Short exercise. Your task is to copy the listing exactly, with the pictures left out.

Information provided.
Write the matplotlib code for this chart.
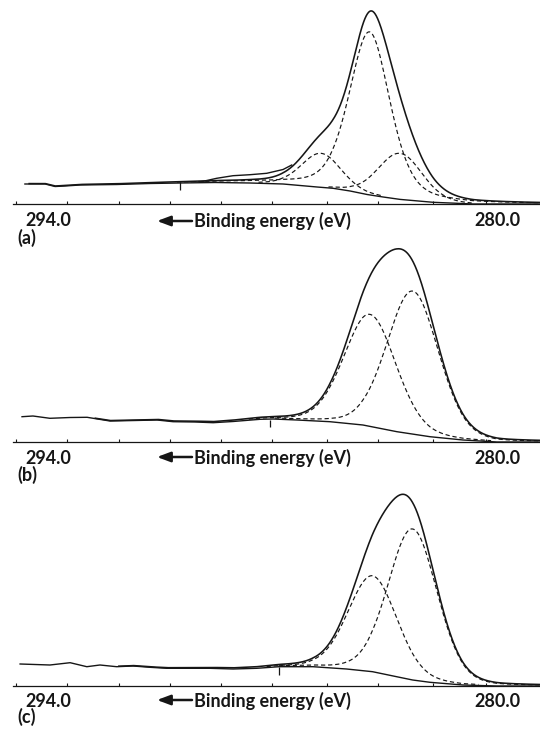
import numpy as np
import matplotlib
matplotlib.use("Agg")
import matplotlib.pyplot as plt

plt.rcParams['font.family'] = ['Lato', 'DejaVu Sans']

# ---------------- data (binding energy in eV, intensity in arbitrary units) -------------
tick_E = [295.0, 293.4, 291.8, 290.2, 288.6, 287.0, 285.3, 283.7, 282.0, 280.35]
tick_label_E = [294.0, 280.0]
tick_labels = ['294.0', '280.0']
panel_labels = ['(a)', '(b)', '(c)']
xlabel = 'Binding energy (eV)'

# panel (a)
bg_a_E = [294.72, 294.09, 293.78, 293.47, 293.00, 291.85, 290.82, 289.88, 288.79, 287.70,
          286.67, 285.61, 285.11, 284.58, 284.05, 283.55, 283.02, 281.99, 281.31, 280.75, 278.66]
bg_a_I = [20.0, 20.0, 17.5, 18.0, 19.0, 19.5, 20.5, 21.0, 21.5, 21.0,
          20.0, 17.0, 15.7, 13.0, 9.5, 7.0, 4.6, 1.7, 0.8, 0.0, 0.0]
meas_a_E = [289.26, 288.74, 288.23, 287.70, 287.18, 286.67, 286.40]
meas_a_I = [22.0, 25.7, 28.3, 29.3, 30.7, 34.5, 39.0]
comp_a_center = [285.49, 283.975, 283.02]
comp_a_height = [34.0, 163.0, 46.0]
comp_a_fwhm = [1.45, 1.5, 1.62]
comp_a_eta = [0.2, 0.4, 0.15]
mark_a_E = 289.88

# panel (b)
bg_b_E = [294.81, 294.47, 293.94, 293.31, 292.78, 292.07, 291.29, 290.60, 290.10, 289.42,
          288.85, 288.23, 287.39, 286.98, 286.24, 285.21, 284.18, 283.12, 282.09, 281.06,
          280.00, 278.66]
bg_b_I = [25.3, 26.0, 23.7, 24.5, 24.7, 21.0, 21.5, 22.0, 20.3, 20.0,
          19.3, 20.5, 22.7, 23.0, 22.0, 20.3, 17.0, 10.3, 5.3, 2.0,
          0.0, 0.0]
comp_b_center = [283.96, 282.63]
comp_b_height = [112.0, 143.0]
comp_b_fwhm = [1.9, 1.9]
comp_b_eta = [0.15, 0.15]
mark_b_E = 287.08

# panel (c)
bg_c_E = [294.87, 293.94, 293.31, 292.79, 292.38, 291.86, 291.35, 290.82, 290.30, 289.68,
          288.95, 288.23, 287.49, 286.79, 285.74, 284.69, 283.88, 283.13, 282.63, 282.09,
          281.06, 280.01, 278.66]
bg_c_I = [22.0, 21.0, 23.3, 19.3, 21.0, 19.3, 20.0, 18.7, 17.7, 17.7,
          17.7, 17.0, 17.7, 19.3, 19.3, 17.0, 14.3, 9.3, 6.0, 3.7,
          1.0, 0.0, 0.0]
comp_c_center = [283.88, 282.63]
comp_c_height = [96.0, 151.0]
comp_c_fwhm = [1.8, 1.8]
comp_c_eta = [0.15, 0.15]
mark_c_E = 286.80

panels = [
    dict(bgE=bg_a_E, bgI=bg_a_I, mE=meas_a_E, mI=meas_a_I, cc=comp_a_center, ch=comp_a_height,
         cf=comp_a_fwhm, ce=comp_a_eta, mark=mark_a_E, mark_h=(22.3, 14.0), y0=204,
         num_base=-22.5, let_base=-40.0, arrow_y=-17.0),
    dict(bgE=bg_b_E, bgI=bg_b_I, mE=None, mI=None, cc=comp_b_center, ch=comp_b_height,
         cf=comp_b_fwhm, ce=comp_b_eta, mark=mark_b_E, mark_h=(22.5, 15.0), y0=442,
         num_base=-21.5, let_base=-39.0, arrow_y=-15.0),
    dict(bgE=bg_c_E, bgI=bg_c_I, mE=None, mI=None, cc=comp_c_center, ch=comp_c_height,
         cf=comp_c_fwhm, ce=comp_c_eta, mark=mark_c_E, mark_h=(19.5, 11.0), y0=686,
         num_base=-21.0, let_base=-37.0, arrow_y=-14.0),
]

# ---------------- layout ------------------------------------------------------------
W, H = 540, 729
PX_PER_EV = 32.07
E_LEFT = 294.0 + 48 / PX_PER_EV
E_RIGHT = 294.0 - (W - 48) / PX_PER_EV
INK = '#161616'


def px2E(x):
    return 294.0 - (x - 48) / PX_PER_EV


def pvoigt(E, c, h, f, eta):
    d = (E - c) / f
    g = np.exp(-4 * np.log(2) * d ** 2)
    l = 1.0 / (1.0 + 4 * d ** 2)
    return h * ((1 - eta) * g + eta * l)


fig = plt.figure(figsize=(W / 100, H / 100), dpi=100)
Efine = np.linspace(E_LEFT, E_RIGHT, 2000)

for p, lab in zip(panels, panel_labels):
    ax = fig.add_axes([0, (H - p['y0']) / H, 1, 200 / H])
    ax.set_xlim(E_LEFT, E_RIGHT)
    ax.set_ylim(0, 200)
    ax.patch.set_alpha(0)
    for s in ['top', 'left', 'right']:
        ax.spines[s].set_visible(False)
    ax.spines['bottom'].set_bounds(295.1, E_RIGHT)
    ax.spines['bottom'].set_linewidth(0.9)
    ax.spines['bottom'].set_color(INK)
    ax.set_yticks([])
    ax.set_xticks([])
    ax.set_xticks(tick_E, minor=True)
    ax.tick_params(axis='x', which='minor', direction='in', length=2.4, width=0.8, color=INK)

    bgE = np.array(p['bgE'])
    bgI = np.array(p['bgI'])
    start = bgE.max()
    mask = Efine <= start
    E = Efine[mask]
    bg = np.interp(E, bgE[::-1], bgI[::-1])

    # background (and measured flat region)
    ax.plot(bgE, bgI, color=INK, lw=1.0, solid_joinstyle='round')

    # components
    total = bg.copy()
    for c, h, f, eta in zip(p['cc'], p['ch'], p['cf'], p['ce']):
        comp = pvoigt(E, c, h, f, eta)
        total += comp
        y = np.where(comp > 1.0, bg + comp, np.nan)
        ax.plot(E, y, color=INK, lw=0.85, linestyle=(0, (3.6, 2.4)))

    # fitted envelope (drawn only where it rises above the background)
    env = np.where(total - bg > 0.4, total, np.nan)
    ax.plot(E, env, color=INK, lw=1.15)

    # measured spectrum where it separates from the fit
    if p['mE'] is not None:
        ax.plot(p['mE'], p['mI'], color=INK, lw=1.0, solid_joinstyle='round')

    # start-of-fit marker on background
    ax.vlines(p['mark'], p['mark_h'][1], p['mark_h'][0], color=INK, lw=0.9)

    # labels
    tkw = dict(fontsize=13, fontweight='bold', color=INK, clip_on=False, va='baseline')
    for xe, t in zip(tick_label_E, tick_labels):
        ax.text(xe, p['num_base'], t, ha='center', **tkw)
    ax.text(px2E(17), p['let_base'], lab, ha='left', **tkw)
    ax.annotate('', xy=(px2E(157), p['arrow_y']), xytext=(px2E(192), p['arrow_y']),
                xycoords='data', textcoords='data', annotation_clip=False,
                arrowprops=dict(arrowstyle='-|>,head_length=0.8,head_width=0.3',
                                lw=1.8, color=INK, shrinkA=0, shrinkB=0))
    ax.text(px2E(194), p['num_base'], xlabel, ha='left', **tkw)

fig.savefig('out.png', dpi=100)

Response to the task.
Write the matplotlib code for this chart.
import numpy as np
import matplotlib
matplotlib.use("Agg")
import matplotlib.pyplot as plt

plt.rcParams['font.family'] = ['Lato', 'DejaVu Sans']

# ---------------- data (binding energy in eV, intensity in arbitrary units) -------------
tick_E = [295.0, 293.4, 291.8, 290.2, 288.6, 287.0, 285.3, 283.7, 282.0, 280.35]
tick_label_E = [294.0, 280.0]
tick_labels = ['294.0', '280.0']
panel_labels = ['(a)', '(b)', '(c)']
xlabel = 'Binding energy (eV)'

# panel (a)
bg_a_E = [294.72, 294.09, 293.78, 293.47, 293.00, 291.85, 290.82, 289.88, 288.79, 287.70,
          286.67, 285.61, 285.11, 284.58, 284.05, 283.55, 283.02, 281.99, 281.31, 280.75, 278.66]
bg_a_I = [20.0, 20.0, 17.5, 18.0, 19.0, 19.5, 20.5, 21.0, 21.5, 21.0,
          20.0, 17.0, 15.7, 13.0, 9.5, 7.0, 4.6, 1.7, 0.8, 0.0, 0.0]
meas_a_E = [289.26, 288.74, 288.23, 287.70, 287.18, 286.67, 286.40]
meas_a_I = [22.0, 25.7, 28.3, 29.3, 30.7, 34.5, 39.0]
comp_a_center = [285.49, 283.975, 283.02]
comp_a_height = [34.0, 163.0, 46.0]
comp_a_fwhm = [1.45, 1.5, 1.62]
comp_a_eta = [0.2, 0.4, 0.15]
mark_a_E = 289.88

# panel (b)
bg_b_E = [294.81, 294.47, 293.94, 293.31, 292.78, 292.07, 291.29, 290.60, 290.10, 289.42,
          288.85, 288.23, 287.39, 286.98, 286.24, 285.21, 284.18, 283.12, 282.09, 281.06,
          280.00, 278.66]
bg_b_I = [25.3, 26.0, 23.7, 24.5, 24.7, 21.0, 21.5, 22.0, 20.3, 20.0,
          19.3, 20.5, 22.7, 23.0, 22.0, 20.3, 17.0, 10.3, 5.3, 2.0,
          0.0, 0.0]
comp_b_center = [283.96, 282.63]
comp_b_height = [112.0, 143.0]
comp_b_fwhm = [1.9, 1.9]
comp_b_eta = [0.15, 0.15]
mark_b_E = 287.08

# panel (c)
bg_c_E = [294.87, 293.94, 293.31, 292.79, 292.38, 291.86, 291.35, 290.82, 290.30, 289.68,
          288.95, 288.23, 287.49, 286.79, 285.74, 284.69, 283.88, 283.13, 282.63, 282.09,
          281.06, 280.01, 278.66]
bg_c_I = [22.0, 21.0, 23.3, 19.3, 21.0, 19.3, 20.0, 18.7, 17.7, 17.7,
          17.7, 17.0, 17.7, 19.3, 19.3, 17.0, 14.3, 9.3, 6.0, 3.7,
          1.0, 0.0, 0.0]
comp_c_center = [283.88, 282.63]
comp_c_height = [96.0, 151.0]
comp_c_fwhm = [1.8, 1.8]
comp_c_eta = [0.15, 0.15]
mark_c_E = 286.80

panels = [
    dict(bgE=bg_a_E, bgI=bg_a_I, mE=meas_a_E, mI=meas_a_I, cc=comp_a_center, ch=comp_a_height,
         cf=comp_a_fwhm, ce=comp_a_eta, mark=mark_a_E, mark_h=(22.3, 14.0), y0=204,
         num_base=-22.5, let_base=-40.0, arrow_y=-17.0),
    dict(bgE=bg_b_E, bgI=bg_b_I, mE=None, mI=None, cc=comp_b_center, ch=comp_b_height,
         cf=comp_b_fwhm, ce=comp_b_eta, mark=mark_b_E, mark_h=(22.5, 15.0), y0=442,
         num_base=-21.5, let_base=-39.0, arrow_y=-15.0),
    dict(bgE=bg_c_E, bgI=bg_c_I, mE=None, mI=None, cc=comp_c_center, ch=comp_c_height,
         cf=comp_c_fwhm, ce=comp_c_eta, mark=mark_c_E, mark_h=(19.5, 11.0), y0=686,
         num_base=-21.0, let_base=-37.0, arrow_y=-14.0),
]

# ---------------- layout ------------------------------------------------------------
W, H = 540, 729
PX_PER_EV = 32.07
E_LEFT = 294.0 + 48 / PX_PER_EV
E_RIGHT = 294.0 - (W - 48) / PX_PER_EV
INK = '#161616'


def px2E(x):
    return 294.0 - (x - 48) / PX_PER_EV


def pvoigt(E, c, h, f, eta):
    d = (E - c) / f
    g = np.exp(-4 * np.log(2) * d ** 2)
    l = 1.0 / (1.0 + 4 * d ** 2)
    return h * ((1 - eta) * g + eta * l)


fig = plt.figure(figsize=(W / 100, H / 100), dpi=100)
Efine = np.linspace(E_LEFT, E_RIGHT, 2000)

for p, lab in zip(panels, panel_labels):
    ax = fig.add_axes([0, (H - p['y0']) / H, 1, 200 / H])
    ax.set_xlim(E_LEFT, E_RIGHT)
    ax.set_ylim(0, 200)
    ax.patch.set_alpha(0)
    for s in ['top', 'left', 'right']:
        ax.spines[s].set_visible(False)
    ax.spines['bottom'].set_bounds(295.1, E_RIGHT)
    ax.spines['bottom'].set_linewidth(0.9)
    ax.spines['bottom'].set_color(INK)
    ax.set_yticks([])
    ax.set_xticks([])
    ax.set_xticks(tick_E, minor=True)
    ax.tick_params(axis='x', which='minor', direction='in', length=2.4, width=0.8, color=INK)

    bgE = np.array(p['bgE'])
    bgI = np.array(p['bgI'])
    start = bgE.max()
    mask = Efine <= start
    E = Efine[mask]
    bg = np.interp(E, bgE[::-1], bgI[::-1])

    # background (and measured flat region)
    ax.plot(bgE, bgI, color=INK, lw=1.0, solid_joinstyle='round')

    # components
    total = bg.copy()
    for c, h, f, eta in zip(p['cc'], p['ch'], p['cf'], p['ce']):
        comp = pvoigt(E, c, h, f, eta)
        total += comp
        y = np.where(comp > 1.0, bg + comp, np.nan)
        ax.plot(E, y, color=INK, lw=0.85, linestyle=(0, (3.6, 2.4)))

    # fitted envelope (drawn only where it rises above the background)
    env = np.where(total - bg > 0.4, total, np.nan)
    ax.plot(E, env, color=INK, lw=1.15)

    # measured spectrum where it separates from the fit
    if p['mE'] is not None:
        ax.plot(p['mE'], p['mI'], color=INK, lw=1.0, solid_joinstyle='round')

    # start-of-fit marker on background
    ax.vlines(p['mark'], p['mark_h'][1], p['mark_h'][0], color=INK, lw=0.9)

    # labels
    tkw = dict(fontsize=13, fontweight='bold', color=INK, clip_on=False, va='baseline')
    for xe, t in zip(tick_label_E, tick_labels):
        ax.text(xe, p['num_base'], t, ha='center', **tkw)
    ax.text(px2E(17), p['let_base'], lab, ha='left', **tkw)
    ax.annotate('', xy=(px2E(157), p['arrow_y']), xytext=(px2E(192), p['arrow_y']),
                xycoords='data', textcoords='data', annotation_clip=False,
                arrowprops=dict(arrowstyle='-|>,head_length=0.8,head_width=0.3',
                                lw=1.8, color=INK, shrinkA=0, shrinkB=0))
    ax.text(px2E(194), p['num_base'], xlabel, ha='left', **tkw)

fig.savefig('out.png', dpi=100)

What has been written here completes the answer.